— START Records supplied —

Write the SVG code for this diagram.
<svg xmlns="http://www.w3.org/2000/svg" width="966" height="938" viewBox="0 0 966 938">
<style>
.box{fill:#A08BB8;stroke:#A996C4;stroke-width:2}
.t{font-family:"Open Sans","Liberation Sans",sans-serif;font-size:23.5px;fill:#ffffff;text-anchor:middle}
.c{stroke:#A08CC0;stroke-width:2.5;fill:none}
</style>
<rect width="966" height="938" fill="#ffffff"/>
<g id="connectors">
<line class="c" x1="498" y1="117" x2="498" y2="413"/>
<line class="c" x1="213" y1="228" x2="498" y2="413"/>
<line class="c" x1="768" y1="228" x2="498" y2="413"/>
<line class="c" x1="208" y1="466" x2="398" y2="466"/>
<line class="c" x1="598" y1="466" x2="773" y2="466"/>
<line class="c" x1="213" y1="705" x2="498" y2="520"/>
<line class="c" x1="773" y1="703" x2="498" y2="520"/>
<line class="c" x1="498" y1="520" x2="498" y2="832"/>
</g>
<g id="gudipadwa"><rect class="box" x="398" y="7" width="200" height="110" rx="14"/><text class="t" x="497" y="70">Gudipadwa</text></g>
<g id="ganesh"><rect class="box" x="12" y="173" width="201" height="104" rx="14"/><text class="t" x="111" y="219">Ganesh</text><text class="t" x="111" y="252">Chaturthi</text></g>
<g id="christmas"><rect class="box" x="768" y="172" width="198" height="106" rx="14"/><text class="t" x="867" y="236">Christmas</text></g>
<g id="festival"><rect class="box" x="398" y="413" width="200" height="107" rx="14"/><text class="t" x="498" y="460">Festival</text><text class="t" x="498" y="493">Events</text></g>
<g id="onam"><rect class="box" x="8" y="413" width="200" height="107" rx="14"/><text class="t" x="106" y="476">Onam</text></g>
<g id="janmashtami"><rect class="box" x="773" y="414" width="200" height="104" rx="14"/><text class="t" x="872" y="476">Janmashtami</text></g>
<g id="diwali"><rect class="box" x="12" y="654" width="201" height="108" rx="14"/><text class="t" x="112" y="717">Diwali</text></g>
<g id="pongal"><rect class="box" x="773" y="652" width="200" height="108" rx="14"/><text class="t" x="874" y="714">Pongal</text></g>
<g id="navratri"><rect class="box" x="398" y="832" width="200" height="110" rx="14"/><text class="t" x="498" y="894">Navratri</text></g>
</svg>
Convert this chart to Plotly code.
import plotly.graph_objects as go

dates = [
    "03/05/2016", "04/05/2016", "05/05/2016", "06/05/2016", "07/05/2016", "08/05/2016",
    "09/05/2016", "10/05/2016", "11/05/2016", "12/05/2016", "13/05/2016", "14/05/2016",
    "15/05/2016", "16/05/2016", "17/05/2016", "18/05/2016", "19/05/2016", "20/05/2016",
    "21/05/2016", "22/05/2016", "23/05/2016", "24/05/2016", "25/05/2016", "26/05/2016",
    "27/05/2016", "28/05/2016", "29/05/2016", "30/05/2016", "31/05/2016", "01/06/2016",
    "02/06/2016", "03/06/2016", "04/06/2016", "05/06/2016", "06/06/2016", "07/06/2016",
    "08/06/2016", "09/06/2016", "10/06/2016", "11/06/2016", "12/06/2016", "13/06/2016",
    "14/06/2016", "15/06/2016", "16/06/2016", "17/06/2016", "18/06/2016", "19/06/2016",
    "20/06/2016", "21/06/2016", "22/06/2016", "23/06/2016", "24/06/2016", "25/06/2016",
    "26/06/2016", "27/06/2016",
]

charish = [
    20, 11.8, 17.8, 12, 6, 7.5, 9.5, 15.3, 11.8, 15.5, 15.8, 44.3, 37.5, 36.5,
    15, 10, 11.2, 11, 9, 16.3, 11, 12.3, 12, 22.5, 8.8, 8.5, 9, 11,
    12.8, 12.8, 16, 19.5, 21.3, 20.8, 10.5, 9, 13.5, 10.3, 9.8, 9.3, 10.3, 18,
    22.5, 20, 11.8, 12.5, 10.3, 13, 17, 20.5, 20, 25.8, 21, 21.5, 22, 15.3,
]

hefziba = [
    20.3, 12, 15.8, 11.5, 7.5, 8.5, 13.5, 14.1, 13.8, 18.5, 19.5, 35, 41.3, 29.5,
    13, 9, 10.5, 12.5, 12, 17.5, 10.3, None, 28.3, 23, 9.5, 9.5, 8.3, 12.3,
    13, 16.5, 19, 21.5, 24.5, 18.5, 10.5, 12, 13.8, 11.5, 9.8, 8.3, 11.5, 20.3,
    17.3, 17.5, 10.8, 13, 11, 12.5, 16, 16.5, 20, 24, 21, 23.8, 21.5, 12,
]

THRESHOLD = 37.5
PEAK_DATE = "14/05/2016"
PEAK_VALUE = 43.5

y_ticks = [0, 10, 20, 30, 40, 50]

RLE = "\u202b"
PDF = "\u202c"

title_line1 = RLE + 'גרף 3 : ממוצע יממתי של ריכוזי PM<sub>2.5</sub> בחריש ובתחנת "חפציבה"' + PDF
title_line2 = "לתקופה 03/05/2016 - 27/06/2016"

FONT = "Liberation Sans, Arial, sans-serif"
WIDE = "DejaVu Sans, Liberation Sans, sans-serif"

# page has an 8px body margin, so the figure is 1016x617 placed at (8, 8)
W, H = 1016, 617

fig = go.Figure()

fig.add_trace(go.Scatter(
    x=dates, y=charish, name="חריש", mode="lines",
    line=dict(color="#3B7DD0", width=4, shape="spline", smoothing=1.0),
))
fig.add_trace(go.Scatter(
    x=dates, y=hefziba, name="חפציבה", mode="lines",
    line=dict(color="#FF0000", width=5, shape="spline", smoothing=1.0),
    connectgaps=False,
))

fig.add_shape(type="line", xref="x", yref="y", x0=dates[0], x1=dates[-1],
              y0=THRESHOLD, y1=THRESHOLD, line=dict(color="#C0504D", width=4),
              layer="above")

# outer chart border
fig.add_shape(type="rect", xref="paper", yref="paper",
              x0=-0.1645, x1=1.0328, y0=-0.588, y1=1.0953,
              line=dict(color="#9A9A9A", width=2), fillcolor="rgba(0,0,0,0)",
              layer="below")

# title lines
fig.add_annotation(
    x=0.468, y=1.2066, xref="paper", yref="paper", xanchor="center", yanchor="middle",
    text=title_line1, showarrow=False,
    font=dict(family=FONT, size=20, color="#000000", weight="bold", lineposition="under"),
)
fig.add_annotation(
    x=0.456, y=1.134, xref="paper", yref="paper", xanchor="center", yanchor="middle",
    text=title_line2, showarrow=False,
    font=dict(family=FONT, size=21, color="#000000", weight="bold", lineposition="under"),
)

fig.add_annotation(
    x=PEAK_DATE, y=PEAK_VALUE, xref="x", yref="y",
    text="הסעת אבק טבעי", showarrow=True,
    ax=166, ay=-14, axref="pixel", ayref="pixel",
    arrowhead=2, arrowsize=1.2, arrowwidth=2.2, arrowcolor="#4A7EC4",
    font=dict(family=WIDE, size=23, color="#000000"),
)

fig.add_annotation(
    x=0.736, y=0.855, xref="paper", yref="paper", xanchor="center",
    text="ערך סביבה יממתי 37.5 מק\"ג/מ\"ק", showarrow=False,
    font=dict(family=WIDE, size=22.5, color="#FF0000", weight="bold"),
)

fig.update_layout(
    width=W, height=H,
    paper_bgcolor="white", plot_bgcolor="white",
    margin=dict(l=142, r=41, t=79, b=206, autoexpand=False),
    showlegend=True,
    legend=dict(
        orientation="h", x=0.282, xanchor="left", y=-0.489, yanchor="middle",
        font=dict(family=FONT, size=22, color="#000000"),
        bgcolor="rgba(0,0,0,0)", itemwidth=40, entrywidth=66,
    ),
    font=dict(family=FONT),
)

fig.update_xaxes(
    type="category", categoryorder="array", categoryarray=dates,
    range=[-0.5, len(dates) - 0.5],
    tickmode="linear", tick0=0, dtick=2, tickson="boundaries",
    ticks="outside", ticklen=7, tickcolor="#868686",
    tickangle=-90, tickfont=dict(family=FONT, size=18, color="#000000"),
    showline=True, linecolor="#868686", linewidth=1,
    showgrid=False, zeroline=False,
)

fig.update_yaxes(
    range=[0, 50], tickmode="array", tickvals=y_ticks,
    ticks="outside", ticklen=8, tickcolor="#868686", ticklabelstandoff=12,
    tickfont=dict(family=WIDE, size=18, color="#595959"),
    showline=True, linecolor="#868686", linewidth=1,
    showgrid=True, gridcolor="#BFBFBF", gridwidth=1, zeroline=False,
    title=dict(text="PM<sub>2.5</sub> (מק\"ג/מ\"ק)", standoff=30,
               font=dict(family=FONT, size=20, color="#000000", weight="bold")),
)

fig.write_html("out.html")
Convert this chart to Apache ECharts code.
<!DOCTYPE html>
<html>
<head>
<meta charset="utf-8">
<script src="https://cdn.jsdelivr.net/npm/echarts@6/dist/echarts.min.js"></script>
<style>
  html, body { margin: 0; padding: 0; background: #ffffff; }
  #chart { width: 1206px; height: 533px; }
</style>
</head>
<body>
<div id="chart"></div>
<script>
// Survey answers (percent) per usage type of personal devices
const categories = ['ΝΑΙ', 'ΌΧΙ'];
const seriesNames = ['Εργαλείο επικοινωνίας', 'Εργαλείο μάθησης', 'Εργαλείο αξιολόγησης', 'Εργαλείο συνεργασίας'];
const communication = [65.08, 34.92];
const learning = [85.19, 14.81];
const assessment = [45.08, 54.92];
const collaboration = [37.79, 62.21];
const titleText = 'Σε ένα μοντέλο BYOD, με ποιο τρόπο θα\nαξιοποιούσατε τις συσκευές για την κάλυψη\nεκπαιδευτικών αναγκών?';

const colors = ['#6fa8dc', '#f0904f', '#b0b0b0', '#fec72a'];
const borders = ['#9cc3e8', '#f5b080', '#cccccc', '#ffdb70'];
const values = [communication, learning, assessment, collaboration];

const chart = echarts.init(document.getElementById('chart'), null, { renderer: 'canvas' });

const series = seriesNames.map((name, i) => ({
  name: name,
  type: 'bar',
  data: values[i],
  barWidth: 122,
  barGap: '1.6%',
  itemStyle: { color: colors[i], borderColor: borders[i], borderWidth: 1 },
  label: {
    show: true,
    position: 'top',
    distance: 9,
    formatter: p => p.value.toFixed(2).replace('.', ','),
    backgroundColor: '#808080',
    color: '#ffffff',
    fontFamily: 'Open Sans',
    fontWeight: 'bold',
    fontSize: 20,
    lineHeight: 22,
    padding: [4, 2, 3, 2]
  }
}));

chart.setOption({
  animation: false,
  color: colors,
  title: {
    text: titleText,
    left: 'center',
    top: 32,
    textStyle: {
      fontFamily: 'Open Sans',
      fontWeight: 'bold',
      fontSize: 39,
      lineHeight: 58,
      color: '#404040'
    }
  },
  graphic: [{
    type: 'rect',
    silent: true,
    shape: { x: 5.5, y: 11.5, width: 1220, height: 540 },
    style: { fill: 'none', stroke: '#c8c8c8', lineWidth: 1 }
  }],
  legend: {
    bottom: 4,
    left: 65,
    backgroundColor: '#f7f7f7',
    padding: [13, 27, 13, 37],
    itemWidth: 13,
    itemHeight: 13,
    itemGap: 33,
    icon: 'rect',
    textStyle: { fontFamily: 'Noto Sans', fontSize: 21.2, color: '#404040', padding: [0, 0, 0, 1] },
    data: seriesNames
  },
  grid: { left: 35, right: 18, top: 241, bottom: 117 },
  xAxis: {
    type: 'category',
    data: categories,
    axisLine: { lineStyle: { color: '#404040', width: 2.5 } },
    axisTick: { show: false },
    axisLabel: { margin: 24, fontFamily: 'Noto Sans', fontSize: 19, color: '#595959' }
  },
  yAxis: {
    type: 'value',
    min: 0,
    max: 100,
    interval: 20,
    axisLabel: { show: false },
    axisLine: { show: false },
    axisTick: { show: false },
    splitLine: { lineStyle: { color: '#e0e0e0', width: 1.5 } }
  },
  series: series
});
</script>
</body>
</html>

— END Records supplied —

**Exercise instructions**
List all lines holding the string "code".

**Response to the task**
Write the SVG code for this diagram.
Convert this chart to Plotly code.
Convert this chart to Apache ECharts code.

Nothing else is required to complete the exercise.